On Monday a nurse from the Aged Care Assessment Service (ACAS) came to assess their capacity to stay safe and continue to live at home. My mother has advanced Alzheimer’s and my father is legally blind. When he asked what they did, my father replied, “We just exist.”

Last night I made dinner for them, the food my mother cooked when she was able: Corned beef, baby carrots, mashed potato and broccoli. I even made parsley sauce. My father does most of the cooking now, with my sister and I taking meals to them twice a week. As I left to come home, my father gave me a bag of material that the ACAS nurse had left for him. There is a big book, DPS Guide to Aged Care, a brochure on how to access a home care package, one on changes to aged care packages, another on five steps to entry into an aged care home, an A4 envelope, information about respite services, information in your rights during an ACAS assessment, information on the assessment outcome, and an Aged care fees income assessment from centrelink; none of which my father or my mother can read.

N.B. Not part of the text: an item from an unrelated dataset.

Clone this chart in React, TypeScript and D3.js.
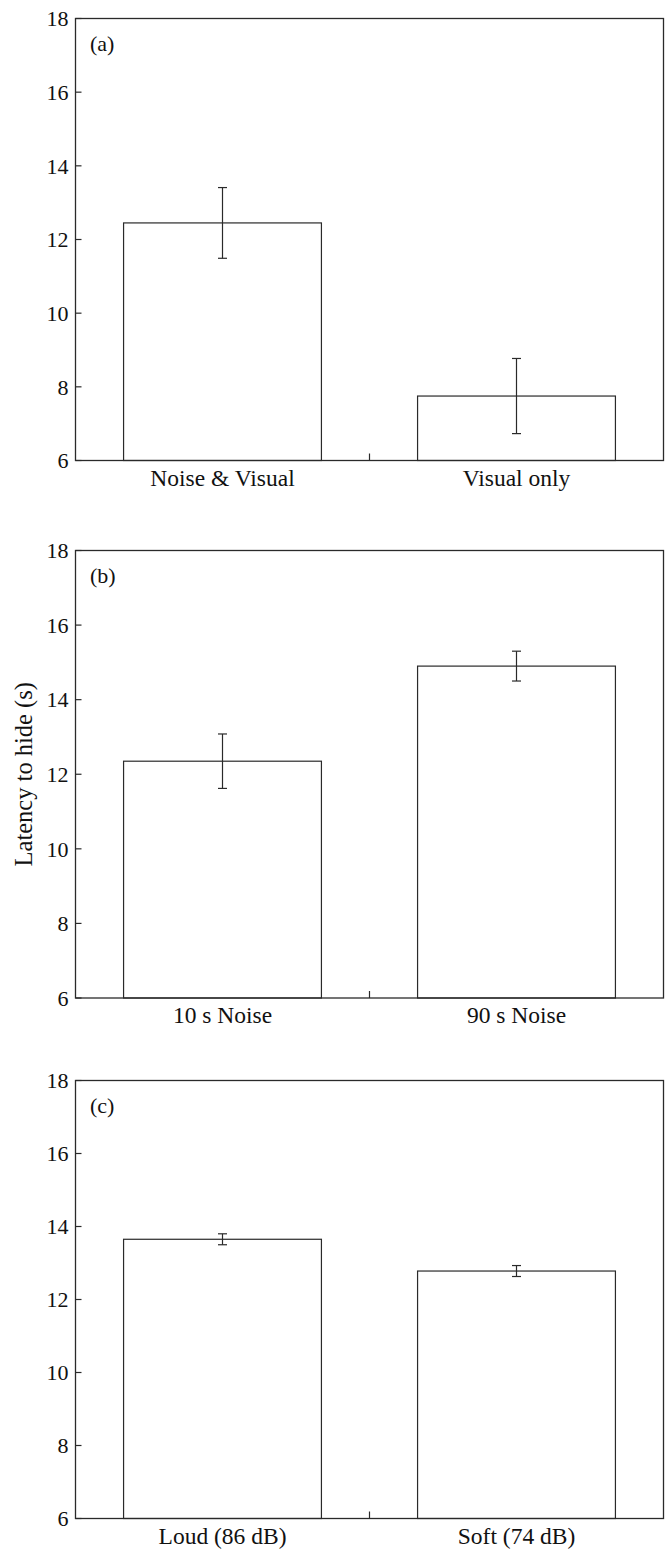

Both my father and my mother have been assessed as needing care. My father is eligible for permanent residential care as is my mother. He is also eligible for low level residential care and a home care package. My mother is eligible for high level home care

Without even looking up statistics, I know that in Australia we have an aging population. I also know that it will be my turn in the next twenty years. I also know that the so-called service sector is the largest sector in our economy and that it is growing. I also know that technology is rapidly changing the way services are delivered. But what alarms me is the lack of service that the so-called service sector offers my parents and all other aging Australians.

For starters, how dare they give my father the material he needs to make decisions about managing his life in a format that he cannot access. In the digital age there are other formats … such as the spoken word.

But that is not all. On the information for clients sheets that my father can’t read, the sheet that informs him of the level of care they are eligible for, is the information on what they must do next:

To view your client record and support plans, you will need to create an account at www.mygov.com.au.

In fairness, there is a 1800 number for clients who need assistance or cannot manage that process.

This is just one example —albeit a critical one — where the service sector excludes older Australians. In our technology driven society we are encouraged to self serve, to drive through, to access information on line, but I can’t believe that even a service designed to deliver information and care to elderly Australians treats them and their particular needs with such disrespect.